I think as an uxorious man I like to connect the meaningful numinous relationship experience to my motivation for everything, but I also think this motivation rarely works very far from the engendering numinous experience. Thus if my wife is not immediately and actively involved in my getting the task at hand done, then I do not feel meaningfully motivated by the numinous relationships experience - I have to find some other meaningful motivation. I don't think this is entirely a bad thing, that the power of meaningful experiences only radiate so far, because it occurs to me there is such a thing as negative meaning.

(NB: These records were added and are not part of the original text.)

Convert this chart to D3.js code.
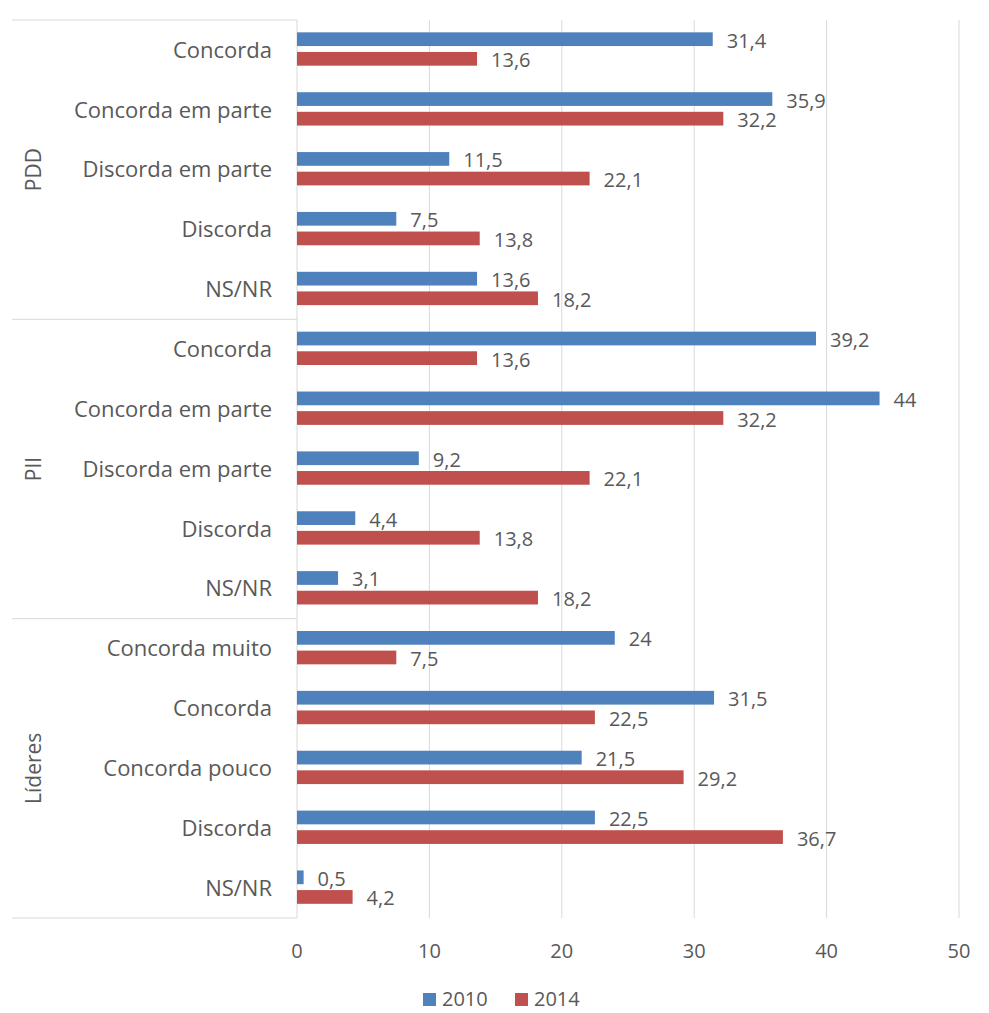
<!DOCTYPE html>
<html>
<head>
<meta charset="utf-8">
<script src="https://cdn.jsdelivr.net/npm/d3@7"></script>
<style>
  html, body { margin: 0; padding: 0; background: #fff; }
  svg { display: block; font-family: "Open Sans", "Noto Sans", sans-serif; }
</style>
</head>
<body>
<svg id="chart" width="989" height="1013"></svg>
<script>
// ---- Data ----
const groups = ["PDD", "PII", "Líderes"];
const categories = [
  "Concorda", "Concorda em parte", "Discorda em parte", "Discorda", "NS/NR",
  "Concorda", "Concorda em parte", "Discorda em parte", "Discorda", "NS/NR",
  "Concorda muito", "Concorda", "Concorda pouco", "Discorda", "NS/NR"
];
const categoryGroup = [0,0,0,0,0, 1,1,1,1,1, 2,2,2,2,2];
const series = ["2010", "2014"];
const values2010 = [31.4, 35.9, 11.5, 7.5, 13.6, 39.2, 44, 9.2, 4.4, 3.1, 24, 31.5, 21.5, 22.5, 0.5];
const values2014 = [13.6, 32.2, 22.1, 13.8, 18.2, 13.6, 32.2, 22.1, 13.8, 18.2, 7.5, 22.5, 29.2, 36.7, 4.2];
const xTicks = [0, 10, 20, 30, 40, 50];
const colors = ["#4F81BD", "#C0504D"];

const fmt = v => String(v).replace(".", ",");

// ---- Layout ----
const svg = d3.select("#chart");
const plotL = 297, plotR = 959, plotT = 20, plotB = 918, boxL = 12;

const x = d3.scaleLinear().domain([0, 50]).range([plotL, plotR]);
const rowIds = d3.range(categories.length);
const y = d3.scaleBand().domain(rowIds).range([plotT, plotB]).padding(0);
const rowH = y.bandwidth();
const inner = d3.scaleBand().domain(series)
  .range([rowH * 0.206, rowH * 0.763]).paddingInner(0.3).paddingOuter(0);

const gridColor = "#d9d9d9";
const textColor = "#595959";

// gridlines
svg.append("g").selectAll("line").data(xTicks.slice(1)).join("line")
  .attr("x1", d => x(d)).attr("x2", d => x(d))
  .attr("y1", plotT).attr("y2", plotB)
  .attr("stroke", gridColor).attr("stroke-width", 1);

// axis vertical line
svg.append("line").attr("x1", plotL).attr("x2", plotL).attr("y1", plotT).attr("y2", plotB)
  .attr("stroke", gridColor).attr("stroke-width", 1);

// group separators
const groupBounds = [0, 5, 10, 15];
svg.append("g").selectAll("line").data(groupBounds).join("line")
  .attr("x1", boxL).attr("x2", plotL)
  .attr("y1", d => d < 15 ? y(d) : plotB).attr("y2", d => d < 15 ? y(d) : plotB)
  .attr("stroke", gridColor).attr("stroke-width", 1);

// bars
const seriesVals = [values2010, values2014];
series.forEach((s, si) => {
  const g = svg.append("g");
  g.selectAll("rect").data(rowIds).join("rect")
    .attr("x", x(0))
    .attr("y", i => y(i) + inner(s))
    .attr("width", i => x(seriesVals[si][i]) - x(0))
    .attr("height", inner.bandwidth())
    .attr("fill", colors[si]);
  g.selectAll("text").data(rowIds).join("text")
    .attr("x", i => x(seriesVals[si][i]) + 14)
    .attr("y", i => y(i) + inner(s) + inner.bandwidth() / 2 + 1.5)
    .attr("dy", "0.35em")
    .attr("font-size", 20)
    .attr("fill", textColor)
    .text(i => fmt(seriesVals[si][i]));
});

// category labels
svg.append("g").selectAll("text").data(rowIds).join("text")
  .attr("x", 272)
  .attr("y", i => y(i) + rowH / 2)
  .attr("dy", "0.35em")
  .attr("text-anchor", "end")
  .attr("font-size", 22)
  .attr("fill", textColor)
  .text(i => categories[i]);

// group labels
svg.append("g").selectAll("text").data(groups).join("text")
  .attr("transform", (d, gi) => {
    const cy = (y(gi * 5) + (gi * 5 + 5 < 15 ? y(gi * 5 + 5) : plotB)) / 2;
    return `translate(41,${cy}) rotate(-90)`;
  })
  .attr("text-anchor", "middle")
  .attr("font-size", 21)
  .attr("fill", textColor)
  .text(d => d);

// x tick labels
svg.append("g").selectAll("text").data(xTicks).join("text")
  .attr("x", d => x(d))
  .attr("y", 951)
  .attr("dy", "0.35em")
  .attr("text-anchor", "middle")
  .attr("font-size", 20)
  .attr("fill", textColor)
  .text(d => d);

// legend
const legendX = [423, 515];
const lg = svg.append("g");
series.forEach((s, si) => {
  lg.append("rect").attr("x", legendX[si]).attr("y", 993).attr("width", 13).attr("height", 13)
    .attr("fill", colors[si]);
  lg.append("text").attr("x", legendX[si] + 19).attr("y", 999).attr("dy", "0.35em")
    .attr("font-size", 20).attr("fill", textColor).text(s);
});
</script>
</body>
</html>
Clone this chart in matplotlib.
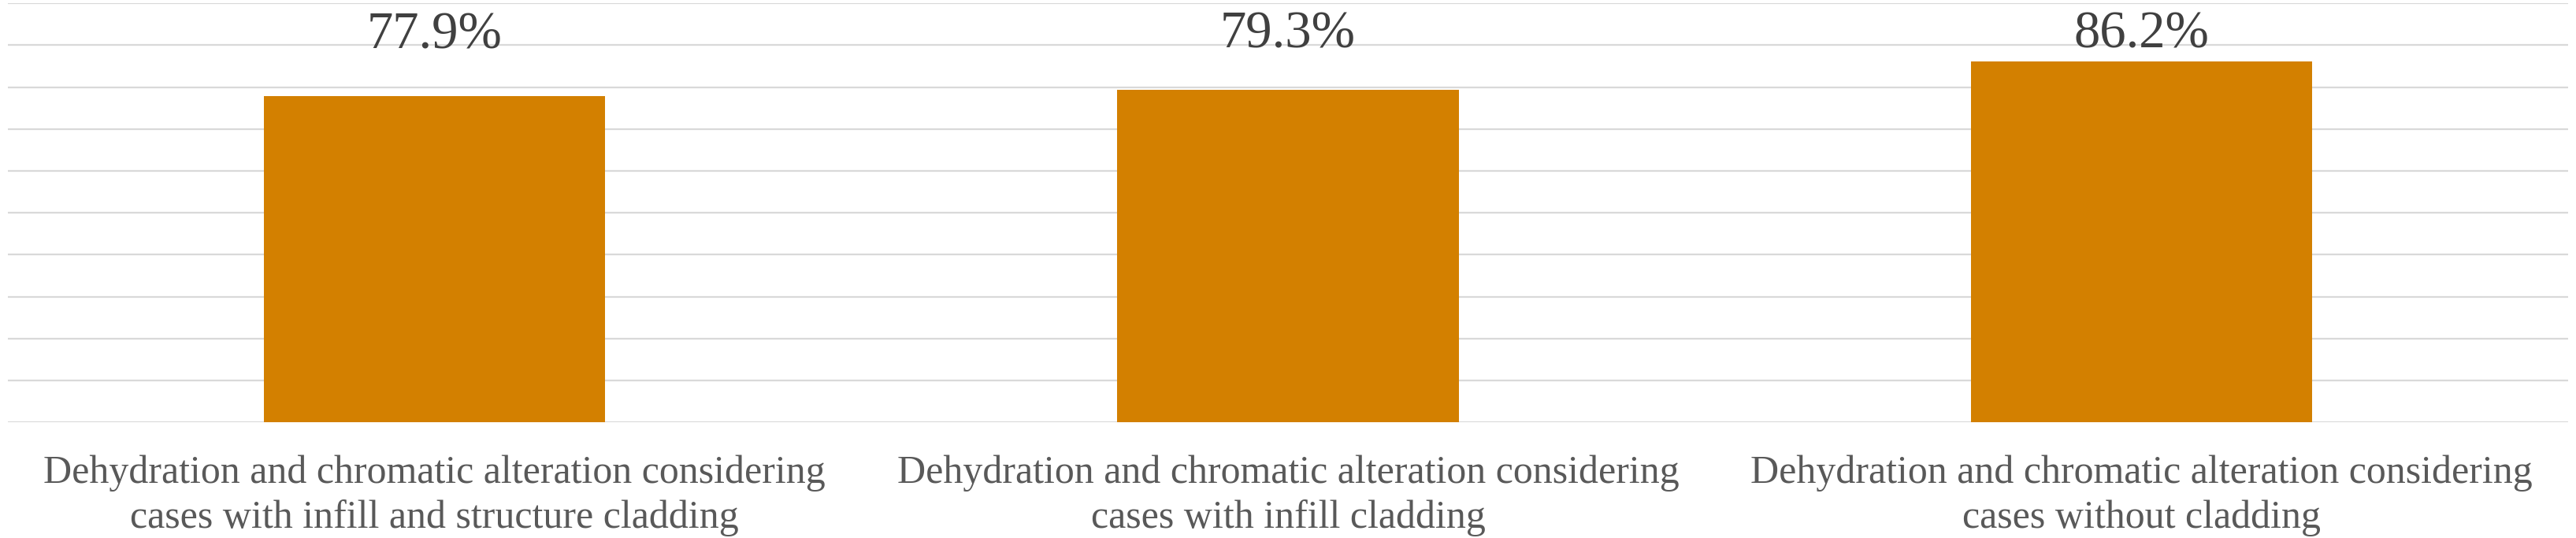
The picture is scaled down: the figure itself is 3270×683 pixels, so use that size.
import matplotlib
matplotlib.use("Agg")
import matplotlib.pyplot as plt

categories = [
    "Dehydration and chromatic alteration considering\ncases with infill and structure cladding",
    "Dehydration and chromatic alteration considering\ncases with infill cladding",
    "Dehydration and chromatic alteration considering\ncases without cladding",
]
values = [0.779, 0.793, 0.862]
value_labels = ["77.9%", "79.3%", "86.2%"]

plt.rcParams['font.family'] = ['Liberation Serif', 'DejaVu Serif']

fig = plt.figure(figsize=(32.7, 6.83), dpi=100)
ax = fig.add_axes([0.003, 0.215, 0.994, 0.779])

x = list(range(len(categories)))
bars = ax.bar(x, values, width=0.4, color='#D38000', zorder=3)

ax.set_xlim(-0.5, 2.5)
ax.set_ylim(0, 1.0)
ax.set_yticks([i / 10 for i in range(11)])
ax.yaxis.grid(True, color='#D9D9D9', linewidth=1.6, zorder=0)
ax.set_axisbelow(True)
ax.tick_params(axis='y', left=False, labelleft=False)
ax.tick_params(axis='x', bottom=False, pad=26)
for s in ax.spines.values():
    s.set_visible(False)

ax.set_xticks(x)
ax.set_xticklabels(categories, fontsize=36, color='#595959', linespacing=1.3)

for xi, v, lab in zip(x, values, value_labels):
    ypos = min(v + 0.145, 0.925)
    ax.text(xi, ypos, lab, ha='center', va='center', fontsize=48, color='#404040')

fig.savefig('out.png', dpi=100)
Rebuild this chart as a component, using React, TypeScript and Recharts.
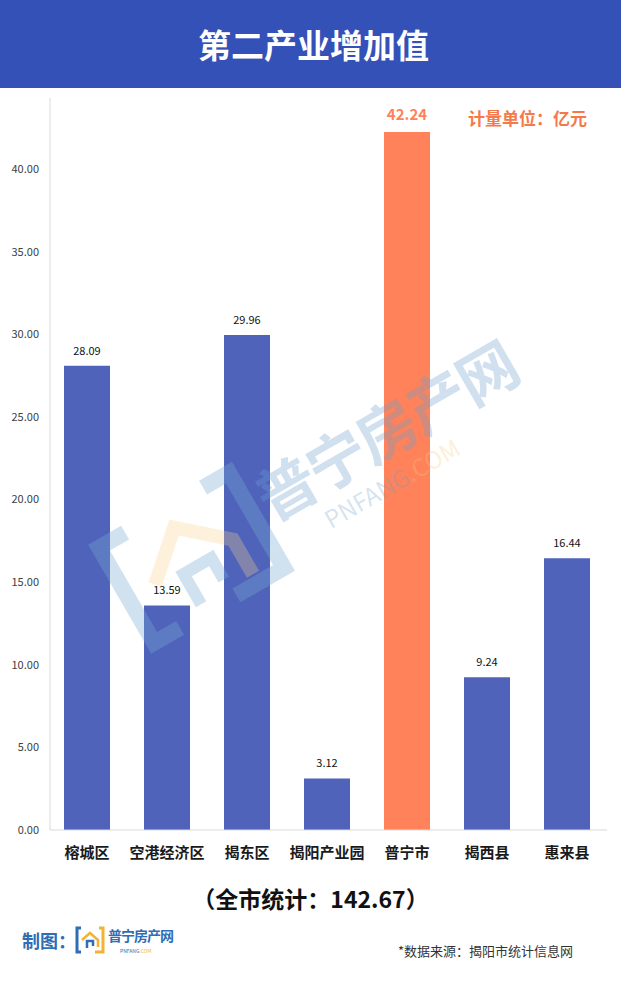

Positive meaning would be occasioned by the usual joy happiness and contentment, while negative meaning by horror, dismay and dread. I thought of this because negative things can be numinous too; for proof all one need do is have a near death experience or even simply contemplate one's death long enough. I think we often think of these negative meanings as 'evil', but perhaps good and evil are a scale of meaning as much as a scale of morality.
And then there are the 'positive negative things' such as 'at least this bad thing didn’t happen', which are good but only negatively so, because they are not positively good; yet they may be equally occasioned by joy, happiness and contentment. And this reminds me of hope again, and of the power of belief: "well this bad thing hasn't happened (yet), so I am happy (or hopeful) (for the future)."
This still leaves me wondering about where the numinous relationship experience comes from, how to maintain it and maintain other meaningful motivations at the same - all in one mental framework.
How many different numinous nodes of human experience can there be?